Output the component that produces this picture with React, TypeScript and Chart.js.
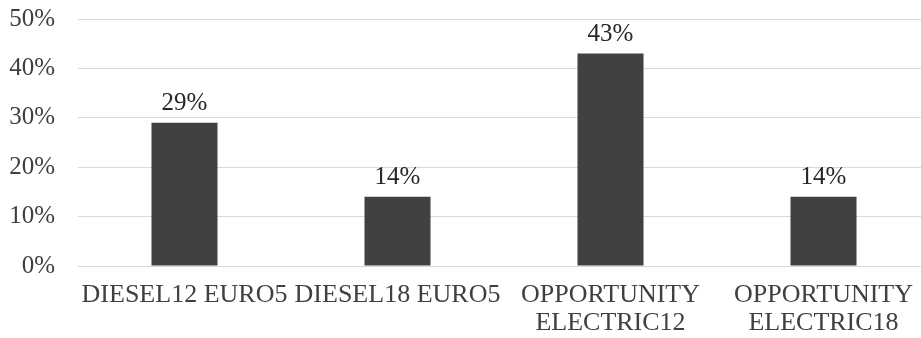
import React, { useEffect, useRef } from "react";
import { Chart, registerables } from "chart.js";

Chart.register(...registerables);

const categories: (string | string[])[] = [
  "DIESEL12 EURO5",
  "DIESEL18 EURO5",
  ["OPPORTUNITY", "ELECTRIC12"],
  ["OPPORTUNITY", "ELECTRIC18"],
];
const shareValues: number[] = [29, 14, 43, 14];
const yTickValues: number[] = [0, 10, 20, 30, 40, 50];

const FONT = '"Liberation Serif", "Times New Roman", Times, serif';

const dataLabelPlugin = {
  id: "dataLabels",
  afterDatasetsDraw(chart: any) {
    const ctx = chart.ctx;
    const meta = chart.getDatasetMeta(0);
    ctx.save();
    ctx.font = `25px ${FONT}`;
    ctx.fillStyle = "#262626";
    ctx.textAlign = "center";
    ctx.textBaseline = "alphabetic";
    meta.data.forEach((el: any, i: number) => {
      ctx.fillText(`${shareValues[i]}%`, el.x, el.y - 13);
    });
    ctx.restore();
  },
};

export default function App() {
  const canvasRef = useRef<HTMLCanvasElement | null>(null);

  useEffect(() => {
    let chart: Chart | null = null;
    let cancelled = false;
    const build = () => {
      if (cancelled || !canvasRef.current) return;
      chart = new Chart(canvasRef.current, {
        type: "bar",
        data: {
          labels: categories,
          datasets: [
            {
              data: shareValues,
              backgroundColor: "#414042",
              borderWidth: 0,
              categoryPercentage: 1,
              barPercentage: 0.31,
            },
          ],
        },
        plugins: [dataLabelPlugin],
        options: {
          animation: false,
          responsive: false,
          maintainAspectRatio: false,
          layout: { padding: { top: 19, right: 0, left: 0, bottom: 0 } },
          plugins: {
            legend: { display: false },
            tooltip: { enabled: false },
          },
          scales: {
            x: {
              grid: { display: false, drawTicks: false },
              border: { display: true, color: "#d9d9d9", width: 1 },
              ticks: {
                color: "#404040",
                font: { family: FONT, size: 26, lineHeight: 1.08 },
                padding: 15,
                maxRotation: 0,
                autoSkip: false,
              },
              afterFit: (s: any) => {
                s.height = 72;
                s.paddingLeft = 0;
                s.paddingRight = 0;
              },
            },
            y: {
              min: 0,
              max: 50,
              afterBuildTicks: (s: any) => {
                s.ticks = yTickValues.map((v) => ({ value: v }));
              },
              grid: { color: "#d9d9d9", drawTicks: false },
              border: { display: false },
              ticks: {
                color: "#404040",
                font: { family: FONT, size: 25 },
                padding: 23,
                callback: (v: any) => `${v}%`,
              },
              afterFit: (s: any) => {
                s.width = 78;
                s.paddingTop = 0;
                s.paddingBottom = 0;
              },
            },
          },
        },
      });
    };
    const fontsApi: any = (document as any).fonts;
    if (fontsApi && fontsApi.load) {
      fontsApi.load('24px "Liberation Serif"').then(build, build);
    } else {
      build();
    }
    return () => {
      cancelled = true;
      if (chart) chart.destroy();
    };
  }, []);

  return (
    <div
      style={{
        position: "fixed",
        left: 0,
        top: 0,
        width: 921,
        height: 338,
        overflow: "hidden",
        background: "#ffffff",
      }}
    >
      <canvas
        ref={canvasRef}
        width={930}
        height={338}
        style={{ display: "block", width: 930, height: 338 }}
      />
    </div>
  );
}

PROBLEM DETAILS -
Repeat only what lies between the start of the data and the end of the line containing "const canvasRef = useRef<HTMLCanvasElement", exactly, with pictures left out.

WRITTEN RESPONSE -
Output the component that produces this picture with React, TypeScript and Chart.js.
import React, { useEffect, useRef } from "react";
import { Chart, registerables } from "chart.js";

Chart.register(...registerables);

const categories: (string | string[])[] = [
  "DIESEL12 EURO5",
  "DIESEL18 EURO5",
  ["OPPORTUNITY", "ELECTRIC12"],
  ["OPPORTUNITY", "ELECTRIC18"],
];
const shareValues: number[] = [29, 14, 43, 14];
const yTickValues: number[] = [0, 10, 20, 30, 40, 50];

const FONT = '"Liberation Serif", "Times New Roman", Times, serif';

const dataLabelPlugin = {
  id: "dataLabels",
  afterDatasetsDraw(chart: any) {
    const ctx = chart.ctx;
    const meta = chart.getDatasetMeta(0);
    ctx.save();
    ctx.font = `25px ${FONT}`;
    ctx.fillStyle = "#262626";
    ctx.textAlign = "center";
    ctx.textBaseline = "alphabetic";
    meta.data.forEach((el: any, i: number) => {
      ctx.fillText(`${shareValues[i]}%`, el.x, el.y - 13);
    });
    ctx.restore();
  },
};

export default function App() {
  const canvasRef = useRef<HTMLCanvasElement | null>(null);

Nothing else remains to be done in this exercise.